The transition from native to foreign elite is a normal development in a late-stage empire and customarily precedes the gradual decline and collapse of the empire. Philip the Arab became the first non-Latin emperor of Rome in 243. Baldwin IX, Count of Flanders, was crowned the first Latin emperor of the Byzantine emperor in 1204.

Marcus Julius Philippus was born in Arabia the son of Julius Marinus. Philip entered a military career and was on the campaign in 243 AD against the Persians led by Shapur. Timisitheus was the Praetorian Commander in charge and he successfully defeated the Persians at Rhesaina. However, Timisitheus suddenly became ill and died during the campaign. Philip I the rose to the rank of Praetorian Commander under Gordian III. Philip was more interested in taking the throne than in destroying the Persians.

Philip’s intentions were clear. Her instigated whatever he could to create disloyalty among the troops against the 19-year-old emperor Gordian III. In a last and sad attempt to maintain locality, Gordian III addressed his troops. He finally told his men to chose between himself and Philip. He gamble failed and the troops openly selected Philip and Gordian III was murdered. Despite a monument being raised to Gordian III on the spot that he died, and his body being taken back to Rome for burial, Philip never looked back.

Philip was eager to take the reigns of power in Rome so much so that he quickly agreed to a peace treaty with the Persian king Shapur. The terms were widely viewed as a sign of defeat on the part of the Romans.

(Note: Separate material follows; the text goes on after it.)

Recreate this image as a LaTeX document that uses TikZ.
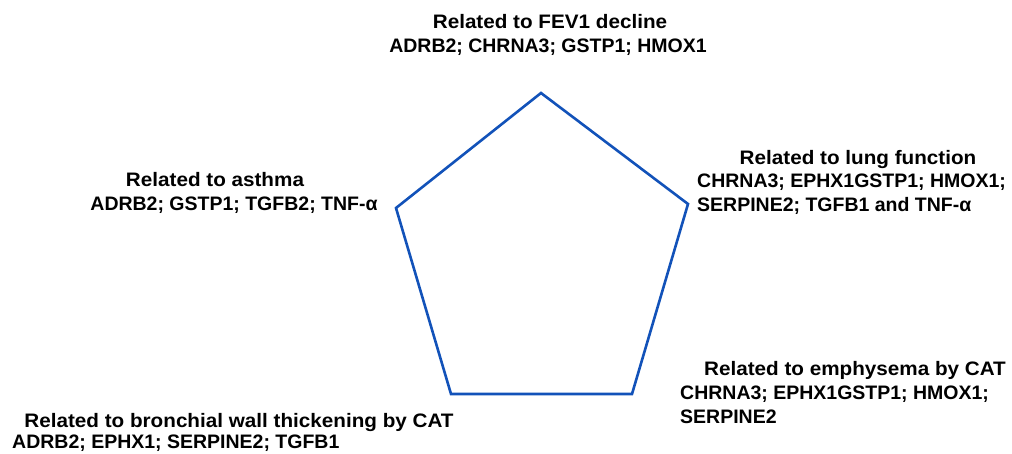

Philip gave Shapur a down-payment of 500,000 denarii in addition to an annual indemnity. No Roman emperor had ever agreed to such a deal, but Philip was more interested in getting to Rome….

The reign of Philip I marked the true collapse of the denarius as a regular issue within the monetary system. As inflation soared, the denarius no longer became a viable denomination and it was virtually replaced by the antoninianus. All subsequent reigns that followed Philip I issued denarii very sparingly if at all.